The ability to dynamically add new services without re-deploying the whole portal is an absolute must for an enterprise portal – it is not so important for more specific portals like SEPortal.
What would be necessary to extend the current SEPortal code-base with such a feature?
Let’s discuss the cold spots after a quick look at how it could work!
Part of the SDK are tools that use the Visual Age Java Tool API to create the necessary code frames, helper classes and descriptions. (see Dmitris work)
The service package is loaded through the AEPortal service loader – itself a service running in AEPortal
The service loader inspects the package, updates the AEPortal configurations with the package description and adds the new java classes to the proper factories. The loader then copies the new JSP files to their destinations.
The new service needs to get referenced from existing JSPs. But because these JSP build their list of things to render now dynamically, the configuration changes made the new service references immediately available.
The service loader mentioned above is not a design change – it is a new feature.
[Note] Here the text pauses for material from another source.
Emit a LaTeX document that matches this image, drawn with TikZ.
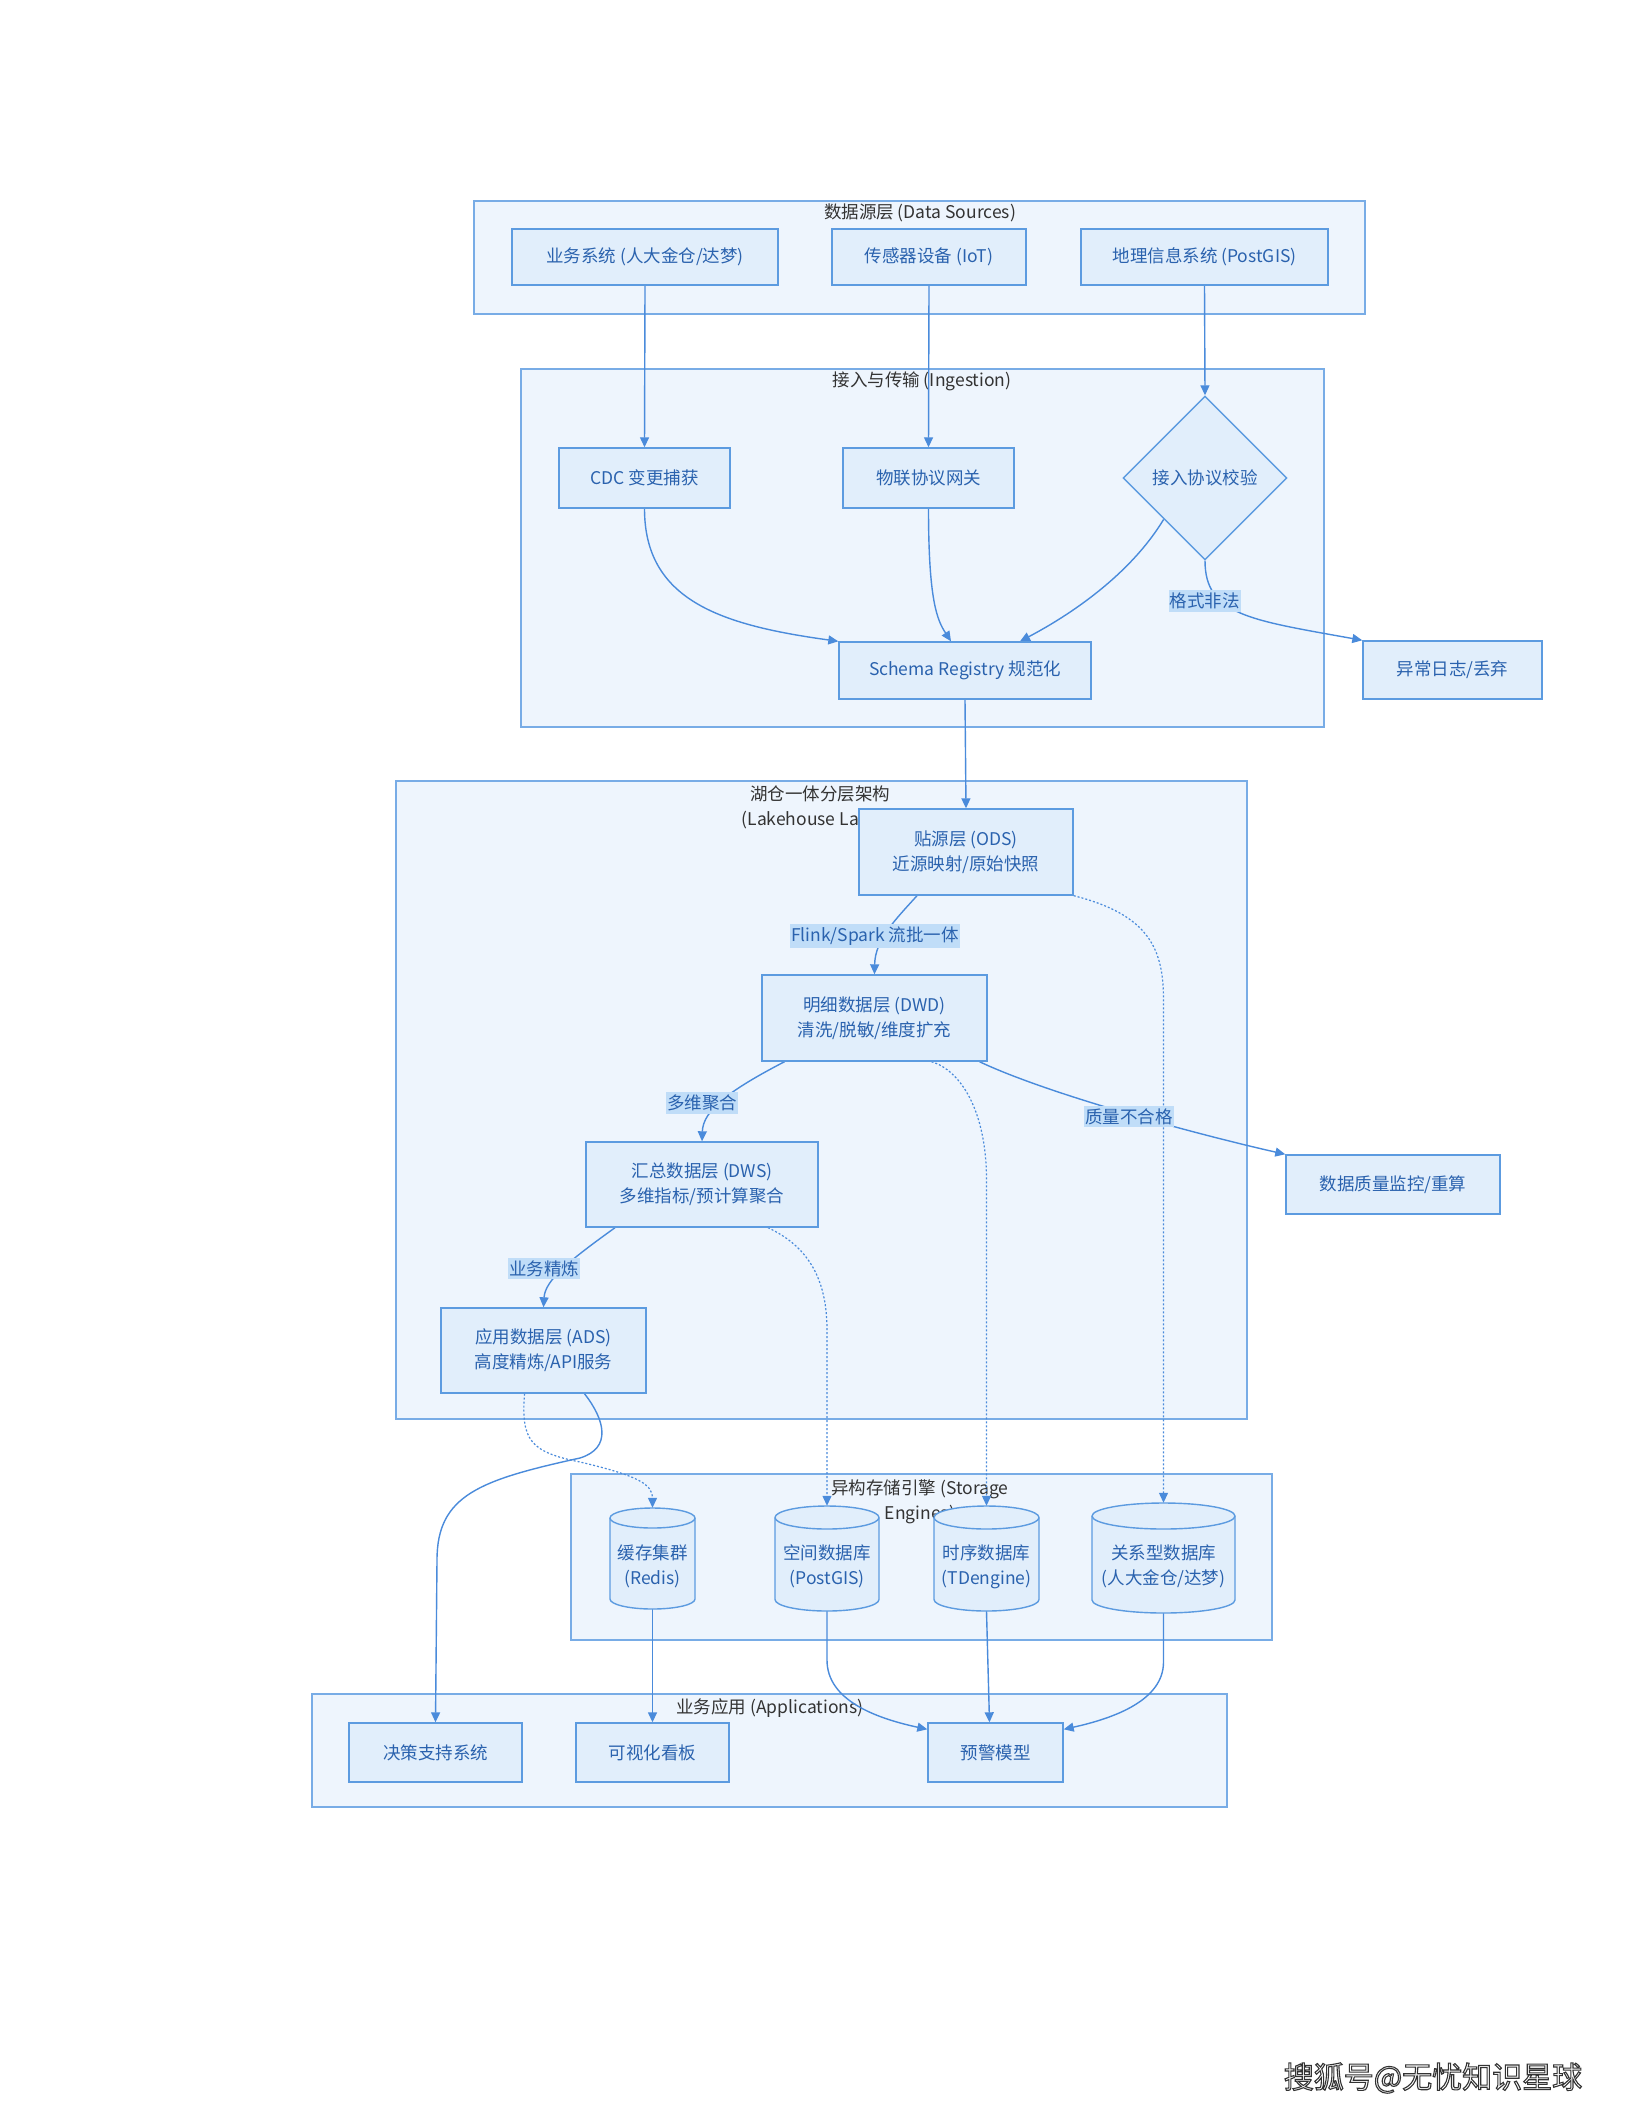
\documentclass[tikz,border=0pt]{standalone}
\usepackage{fontspec}
\setmainfont{Noto Sans CJK SC}
\usetikzlibrary{arrows.meta,shapes.geometric}
\definecolor{clfill}{HTML}{EEF5FD}
\definecolor{cldraw}{HTML}{78ACE6}
\definecolor{ndfill}{HTML}{E1EEFB}
\definecolor{nddraw}{HTML}{5C9BE0}
\definecolor{ndtext}{HTML}{2A62AE}
\definecolor{edgecol}{HTML}{4A8BDB}
\definecolor{lblfill}{HTML}{C0DDF8}
\definecolor{titletext}{HTML}{333333}
\pgfdeclarelayer{bglayer}
\pgfdeclarelayer{edgelayer}
\pgfsetlayers{bglayer,edgelayer,main}
\newcommand\cyltxt[2]{\raisebox{-13pt}[0pt][0pt]{\begin{tabular}{@{}c@{}}#1\\#2\end{tabular}}}
\newcommand\dbshape[5]{%
  \filldraw[dbline] ({#1-#3/2},{#2-#4/2+#5}) -- ({#1-#3/2},{#2+#4/2-#5})
    arc[start angle=180,end angle=360,x radius={#3*0.5pt},y radius={#5*1pt}]
    -- ({#1+#3/2},{#2-#4/2+#5})
    arc[start angle=0,end angle=180,x radius={#3*0.5pt},y radius={#5*1pt}] -- cycle;
  \draw[dbline,fill=none] ({#1-#3/2},{#2-#4/2+#5})
    arc[start angle=180,end angle=360,x radius={#3*0.5pt},y radius={#5*1pt}];
}
\begin{document}
\begin{tikzpicture}[x=1pt,y=-1pt,
  every node/.style={font=\fontsize{17.5pt}{25pt}\selectfont},
  cluster/.style={draw=cldraw, fill=clfill, line width=1.3pt, inner sep=0pt, rectangle},
  cltitle/.style={text=titletext, inner sep=0pt, align=center},
  box/.style={draw=nddraw, fill=ndfill, line width=1.4pt, text=ndtext, align=center, inner sep=0pt, rectangle},
  decision/.style={diamond, aspect=1, draw=nddraw, fill=ndfill, line width=1.4pt, text=ndtext, inner sep=0pt},
  lbl/.style={fill=lblfill, text=ndtext, inner xsep=1pt, inner ysep=2.5pt},
  edge/.style={draw=edgecol, line width=1.4pt, -{Triangle[length=10pt,width=9pt]}},
  dotedge/.style={edge, line width=1.2pt, dash pattern=on 2pt off 2pt},
  dbline/.style={draw=nddraw, fill=ndfill, line width=1.4pt},
  dbnode/.style={text=ndtext, inner sep=0pt, rectangle},
]
\useasboundingbox (0,0) rectangle (1632,2112);

\begin{pgfonlayer}{bglayer}
\fill[white] (0,0) rectangle (1632,2112);
\node[cluster, minimum width=891pt, minimum height=113pt] (clDS) at (919.5,257.5) {};
\node[cltitle] (tDS) at (920,213) {数据源层 (Data Sources)};
\node[cluster, minimum width=803pt, minimum height=358pt] (clIN) at (922.5,548) {};
\node[cltitle] (tIN) at (922,381) {接入与传输 (Ingestion)};
\node[cluster, minimum width=851pt, minimum height=638pt] (clLH) at (821.5,1100) {};
\node[cltitle] (tLH) at (820,808) {湖仓一体分层架构\\(Lakehouse Layers)};
\node[cluster, minimum width=701pt, minimum height=166pt] (clST) at (921.5,1557) {};
\node[cltitle] (tST) at (920,1501.5) {异构存储引擎 (Storage\\Engines)};
\node[cluster, minimum width=915pt, minimum height=113pt] (clAP) at (769.5,1750.5) {};
\node[cltitle] (tAP) at (770,1708) {业务应用 (Applications)};
\end{pgfonlayer}

% data sources
\node[box, minimum width=266pt, minimum height=56pt] (src1) at (645,257) {业务系统 (人大金仓/达梦)};
\node[box, minimum width=194pt, minimum height=56pt] (src2) at (929,257) {传感器设备 (IoT)};
\node[box, minimum width=247pt, minimum height=56pt] (src3) at (1204.5,257) {地理信息系统 (PostGIS)};

% ingestion
\node[box, minimum width=171pt, minimum height=60pt] (cdc) at (644.5,478) {CDC 变更捕获};
\node[box, minimum width=171pt, minimum height=60pt] (iotgw) at (928.5,478) {物联协议网关};
\node[decision, minimum width=164pt, minimum height=164pt] (check) at (1205,478) {接入协议校验};
\node[box, minimum width=252pt, minimum height=57pt] (schema) at (965,670.5) {Schema Registry 规范化};
\node[box, minimum width=179pt, minimum height=58pt] (err) at (1452.5,670) {异常日志/丢弃};

% lakehouse
\node[box, minimum width=214pt, minimum height=86pt] (ods) at (966,852) {贴源层 (ODS)\\近源映射/原始快照};
\node[box, minimum width=225pt, minimum height=86pt] (dwd) at (874.5,1018) {明细数据层 (DWD)\\清洗/脱敏/维度扩充};
\node[box, minimum width=232pt, minimum height=85pt] (dws) at (702,1184.5) {汇总数据层 (DWS)\\多维指标/预计算聚合};
\node[box, minimum width=205pt, minimum height=85pt] (ads) at (543.5,1350.5) {应用数据层 (ADS)\\高度精炼/API服务};
\node[box, minimum width=214pt, minimum height=59pt] (dq) at (1393,1184.5) {数据质量监控/重算};

% storage
\dbshape{652.5}{1558.5}{85}{101}{10}
\node[dbnode, minimum width=85pt, minimum height=101pt] (redis) at (652.5,1558.5) {\cyltxt{缓存集群}{(Redis)}};
\dbshape{827}{1558.5}{104}{105}{11.5}
\node[dbnode, minimum width=104pt, minimum height=105pt] (pg) at (827,1558.5) {\cyltxt{空间数据库}{(PostGIS)}};
\dbshape{986.5}{1558.5}{105}{105}{11.5}
\node[dbnode, minimum width=105pt, minimum height=105pt] (tdb) at (986.5,1558.5) {\cyltxt{时序数据库}{(TDengine)}};
\dbshape{1163.5}{1558}{143}{110}{13}
\node[dbnode, minimum width=143pt, minimum height=110pt] (rdb) at (1163.5,1558) {\cyltxt{关系型数据库}{(人大金仓/达梦)}};

% applications
\node[box, minimum width=173pt, minimum height=59pt] (dss) at (435.5,1752.5) {决策支持系统};
\node[box, minimum width=153pt, minimum height=59pt] (vis) at (652.5,1752.5) {可视化看板};
\node[box, minimum width=135pt, minimum height=59pt] (warn) at (995.5,1752.5) {预警模型};

% edge labels
\node[lbl] (lblfmt) at (1204.5,601) {格式非法};
\node[lbl] (lblflink) at (875,936) {Flink/Spark 流批一体};
\node[lbl] (lblagg) at (702,1103) {多维聚合};
\node[lbl] (lblref) at (544,1268.5) {业务精炼};
\node[lbl] (lblq) at (1129,1116.5) {质量不合格};

% credit
\node[font=\fontsize{30pt}{30pt}\selectfont, text=white, inner sep=0pt] (credit) at (1433,2078)
  {\special{pdf:literal direct 2 Tr 0.2 0.2 0.2 RG 1.1 w}搜狐号@无忧知识星球\special{pdf:literal direct 0 Tr}};

\begin{pgfonlayer}{edgelayer}
\draw[edge] (src1.south) -- (cdc.north);
\draw[edge] (src2.south) -- (iotgw.north);
\draw[edge] (src3.south) -- (check.north);
\draw[edge] (cdc.south) .. controls (644.5,600) and (720,625) .. (schema.north west);
\draw[edge] (iotgw.south) .. controls (928.5,600) and (937,620) .. ([xshift=-14pt]schema.north);
\draw[edge] (check.south west) .. controls (1130,575) and (1070,615) .. ([xshift=55pt]schema.north);
\draw[edge] (check.south) .. controls (1205,615) and (1250,620) .. (err.north west);
\draw[edge] (schema.south) -- (ods.north);
\draw[edge] ([xshift=-49pt]ods.south) .. controls (895,920) and (875,940) .. (dwd.north);
\draw[edge] ([xshift=-90pt]dwd.south) .. controls (730,1090) and (703,1110) .. (dws.north);
\draw[edge] ([xshift=-87pt]dws.south) .. controls (570,1260) and (545,1280) .. (ads.north);
\draw[edge] ([xshift=105pt]dwd.south) .. controls (1050,1095) and (1200,1135) .. (dq.north west);
\draw[dotedge] (ods.south east) .. controls (1150,915) and (1163.5,950) .. (1163.5,1000) -- (rdb.north);
\draw[dotedge] ([xshift=57pt]dwd.south) .. controls (960,1070) and (986.5,1110) .. (986.5,1180) -- (tdb.north);
\draw[dotedge] ([xshift=66pt]dws.south) .. controls (805,1245) and (827,1275) .. (827,1330) -- (pg.north);
\draw[dotedge] ([xshift=-19pt]ads.south) .. controls (521,1440) and (530,1452) .. (580,1462) .. controls (640,1476) and (652.5,1485) .. (redis.north);
\draw[edge] ([xshift=41pt]ads.south) .. controls (605,1420) and (612,1448) .. (580,1458) .. controls (480,1480) and (437,1495) .. (437,1560) -- (dss.north);
\draw[edge] (redis.south) -- (vis.north);
\draw[edge] (pg.south) -- (827,1660) .. controls (827,1700) and (875,1718) .. ([yshift=-7pt]warn.north west);
\draw[edge] (tdb.south) -- ([xshift=-6pt]warn.north);
\draw[edge] (rdb.south) -- (1163.5,1662) .. controls (1163.5,1700) and (1115,1718) .. ([yshift=-7pt]warn.north east);
\end{pgfonlayer}
\end{tikzpicture}
\end{document}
Here I want to discuss real changes.
Configuration information can no longer be just files. It should be DB based. The system needs to add to it dynamically
Besides configuration information, factories are the most import pieces of a dynamic system. The SEPortal factories in Infrastructure are often static (the definition of the objects they can serve are hardcoded). I would replace the Infrastructure factories (e.g. Entity Finder) with "intelligent factories" from Apaches Turbine.
The fragment approach discussed above would force us to a more descriptive page building process anyway and we would be able to assemble a page from fragments dynamically.
The implementation of authorization via static access tokens per role needs to change in order to support dynamic extensions to existing user types and access tokens. A new service will generally require new access tokens for certain roles. The current design is flawed because it holds all access tokens of a user in a table instead of constructing the access tokens dynamically e.g. a stored procedure into a view.
The efforts to build a SDK are considerable but not extreme. I guess we could have something running in 2 month (2 developers)
The question really is IFF we want to build it or use the packaging mechanisms of J2EE. Would they be sufficient? Granular enough? Does it work already?
A prototype of the new and extensible access control framework already exists.